(Given information):
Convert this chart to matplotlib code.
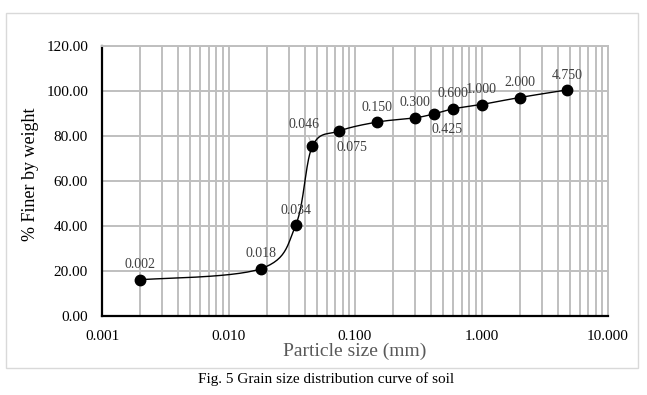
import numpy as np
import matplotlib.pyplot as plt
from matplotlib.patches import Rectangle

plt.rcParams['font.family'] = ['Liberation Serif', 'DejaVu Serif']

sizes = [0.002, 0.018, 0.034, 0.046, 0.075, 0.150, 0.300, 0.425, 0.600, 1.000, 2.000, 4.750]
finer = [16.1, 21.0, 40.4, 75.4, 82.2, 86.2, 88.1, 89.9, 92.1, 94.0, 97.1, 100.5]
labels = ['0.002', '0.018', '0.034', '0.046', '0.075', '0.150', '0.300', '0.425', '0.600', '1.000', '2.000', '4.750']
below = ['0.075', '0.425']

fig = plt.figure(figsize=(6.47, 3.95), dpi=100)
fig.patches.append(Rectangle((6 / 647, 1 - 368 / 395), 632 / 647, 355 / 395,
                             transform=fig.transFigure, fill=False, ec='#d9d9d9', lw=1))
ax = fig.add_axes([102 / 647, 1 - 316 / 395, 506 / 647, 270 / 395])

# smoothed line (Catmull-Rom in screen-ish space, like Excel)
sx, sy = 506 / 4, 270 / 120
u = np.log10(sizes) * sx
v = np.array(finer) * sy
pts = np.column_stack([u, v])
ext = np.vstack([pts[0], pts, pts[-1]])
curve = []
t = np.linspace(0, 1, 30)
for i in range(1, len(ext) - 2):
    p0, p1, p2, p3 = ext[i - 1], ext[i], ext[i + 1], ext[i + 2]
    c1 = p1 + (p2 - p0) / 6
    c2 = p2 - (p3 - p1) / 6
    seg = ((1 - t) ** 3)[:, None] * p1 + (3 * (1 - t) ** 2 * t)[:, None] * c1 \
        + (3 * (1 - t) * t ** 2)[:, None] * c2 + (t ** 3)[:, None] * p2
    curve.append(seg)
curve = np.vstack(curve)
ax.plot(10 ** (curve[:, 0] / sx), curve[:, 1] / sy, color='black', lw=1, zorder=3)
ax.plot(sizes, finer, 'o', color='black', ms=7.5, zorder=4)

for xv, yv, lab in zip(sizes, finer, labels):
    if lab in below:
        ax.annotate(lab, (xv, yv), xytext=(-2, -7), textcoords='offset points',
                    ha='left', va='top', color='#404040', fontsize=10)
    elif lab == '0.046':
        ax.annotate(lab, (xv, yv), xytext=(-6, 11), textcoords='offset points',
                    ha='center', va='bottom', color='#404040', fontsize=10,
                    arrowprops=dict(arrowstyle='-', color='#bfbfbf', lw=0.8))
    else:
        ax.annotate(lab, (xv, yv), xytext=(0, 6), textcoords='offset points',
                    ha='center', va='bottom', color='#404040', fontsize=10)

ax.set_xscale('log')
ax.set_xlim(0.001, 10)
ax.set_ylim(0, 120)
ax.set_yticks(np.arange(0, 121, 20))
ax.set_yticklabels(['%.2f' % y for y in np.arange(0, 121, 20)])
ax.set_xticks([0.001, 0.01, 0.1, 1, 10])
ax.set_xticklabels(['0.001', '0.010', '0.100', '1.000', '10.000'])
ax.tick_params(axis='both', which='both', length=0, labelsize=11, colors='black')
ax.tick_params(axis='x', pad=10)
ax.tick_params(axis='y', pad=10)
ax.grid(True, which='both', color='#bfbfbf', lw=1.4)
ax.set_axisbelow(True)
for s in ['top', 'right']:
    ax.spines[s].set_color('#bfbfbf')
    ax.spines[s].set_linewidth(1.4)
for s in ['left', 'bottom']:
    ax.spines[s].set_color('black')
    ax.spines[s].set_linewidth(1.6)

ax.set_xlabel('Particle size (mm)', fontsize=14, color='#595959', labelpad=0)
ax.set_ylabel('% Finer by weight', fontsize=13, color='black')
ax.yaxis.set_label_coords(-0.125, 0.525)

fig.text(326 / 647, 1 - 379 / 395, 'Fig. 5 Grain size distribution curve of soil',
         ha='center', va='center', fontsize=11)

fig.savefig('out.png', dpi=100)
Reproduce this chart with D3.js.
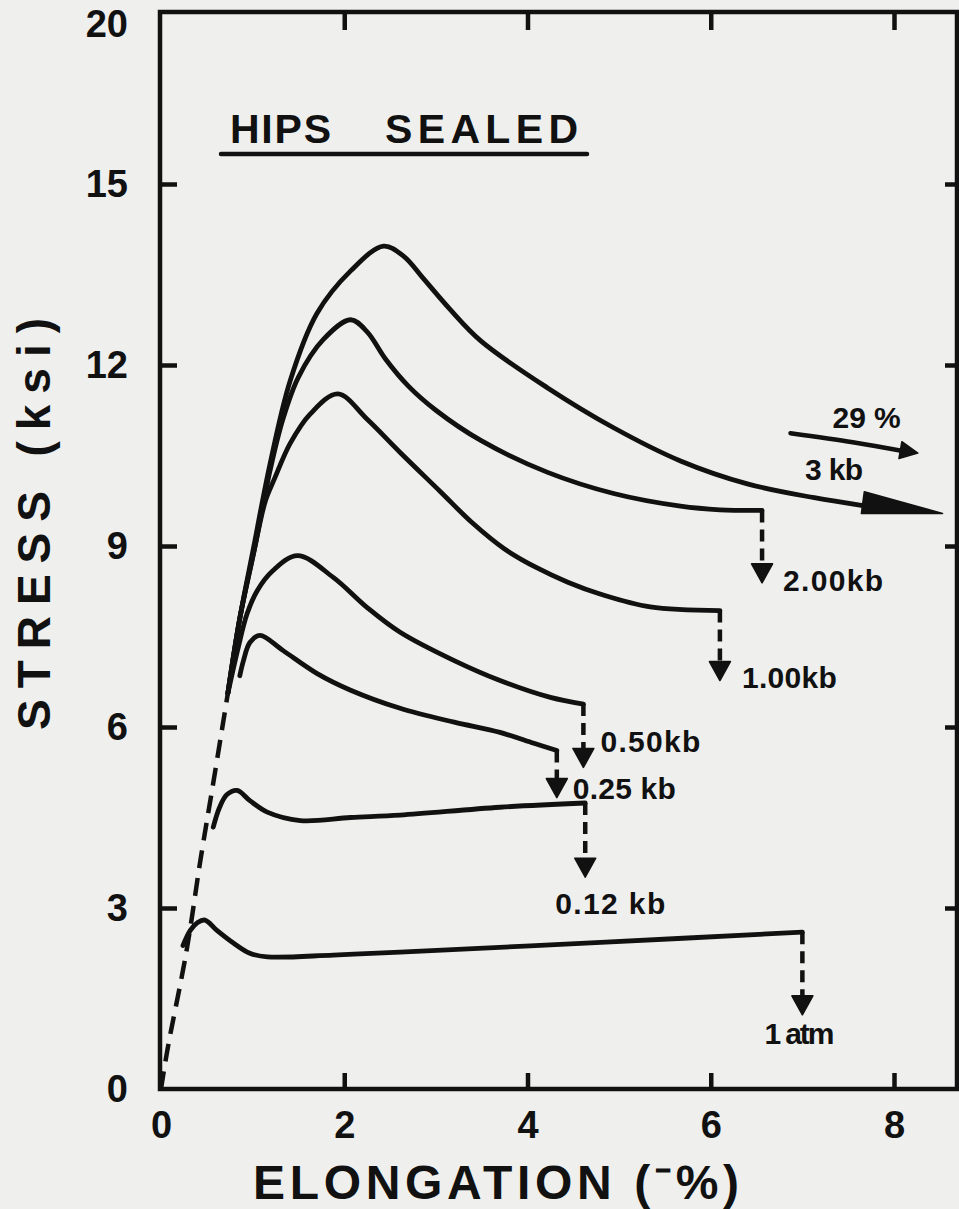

(Exercise directions):
Write out the whole listing exactly, and drop the pictures.

(Output):
Convert this chart to matplotlib code.
import numpy as np
import matplotlib.pyplot as plt
from matplotlib.patches import Rectangle

plt.rcParams['font.family'] = ['Liberation Serif', 'DejaVu Serif']

sizes = [0.002, 0.018, 0.034, 0.046, 0.075, 0.150, 0.300, 0.425, 0.600, 1.000, 2.000, 4.750]
finer = [16.1, 21.0, 40.4, 75.4, 82.2, 86.2, 88.1, 89.9, 92.1, 94.0, 97.1, 100.5]
labels = ['0.002', '0.018', '0.034', '0.046', '0.075', '0.150', '0.300', '0.425', '0.600', '1.000', '2.000', '4.750']
below = ['0.075', '0.425']

fig = plt.figure(figsize=(6.47, 3.95), dpi=100)
fig.patches.append(Rectangle((6 / 647, 1 - 368 / 395), 632 / 647, 355 / 395,
                             transform=fig.transFigure, fill=False, ec='#d9d9d9', lw=1))
ax = fig.add_axes([102 / 647, 1 - 316 / 395, 506 / 647, 270 / 395])

# smoothed line (Catmull-Rom in screen-ish space, like Excel)
sx, sy = 506 / 4, 270 / 120
u = np.log10(sizes) * sx
v = np.array(finer) * sy
pts = np.column_stack([u, v])
ext = np.vstack([pts[0], pts, pts[-1]])
curve = []
t = np.linspace(0, 1, 30)
for i in range(1, len(ext) - 2):
    p0, p1, p2, p3 = ext[i - 1], ext[i], ext[i + 1], ext[i + 2]
    c1 = p1 + (p2 - p0) / 6
    c2 = p2 - (p3 - p1) / 6
    seg = ((1 - t) ** 3)[:, None] * p1 + (3 * (1 - t) ** 2 * t)[:, None] * c1 \
        + (3 * (1 - t) * t ** 2)[:, None] * c2 + (t ** 3)[:, None] * p2
    curve.append(seg)
curve = np.vstack(curve)
ax.plot(10 ** (curve[:, 0] / sx), curve[:, 1] / sy, color='black', lw=1, zorder=3)
ax.plot(sizes, finer, 'o', color='black', ms=7.5, zorder=4)

for xv, yv, lab in zip(sizes, finer, labels):
    if lab in below:
        ax.annotate(lab, (xv, yv), xytext=(-2, -7), textcoords='offset points',
                    ha='left', va='top', color='#404040', fontsize=10)
    elif lab == '0.046':
        ax.annotate(lab, (xv, yv), xytext=(-6, 11), textcoords='offset points',
                    ha='center', va='bottom', color='#404040', fontsize=10,
                    arrowprops=dict(arrowstyle='-', color='#bfbfbf', lw=0.8))
    else:
        ax.annotate(lab, (xv, yv), xytext=(0, 6), textcoords='offset points',
                    ha='center', va='bottom', color='#404040', fontsize=10)

ax.set_xscale('log')
ax.set_xlim(0.001, 10)
ax.set_ylim(0, 120)
ax.set_yticks(np.arange(0, 121, 20))
ax.set_yticklabels(['%.2f' % y for y in np.arange(0, 121, 20)])
ax.set_xticks([0.001, 0.01, 0.1, 1, 10])
ax.set_xticklabels(['0.001', '0.010', '0.100', '1.000', '10.000'])
ax.tick_params(axis='both', which='both', length=0, labelsize=11, colors='black')
ax.tick_params(axis='x', pad=10)
ax.tick_params(axis='y', pad=10)
ax.grid(True, which='both', color='#bfbfbf', lw=1.4)
ax.set_axisbelow(True)
for s in ['top', 'right']:
    ax.spines[s].set_color('#bfbfbf')
    ax.spines[s].set_linewidth(1.4)
for s in ['left', 'bottom']:
    ax.spines[s].set_color('black')
    ax.spines[s].set_linewidth(1.6)

ax.set_xlabel('Particle size (mm)', fontsize=14, color='#595959', labelpad=0)
ax.set_ylabel('% Finer by weight', fontsize=13, color='black')
ax.yaxis.set_label_coords(-0.125, 0.525)

fig.text(326 / 647, 1 - 379 / 395, 'Fig. 5 Grain size distribution curve of soil',
         ha='center', va='center', fontsize=11)

fig.savefig('out.png', dpi=100)
Reproduce this chart with D3.js.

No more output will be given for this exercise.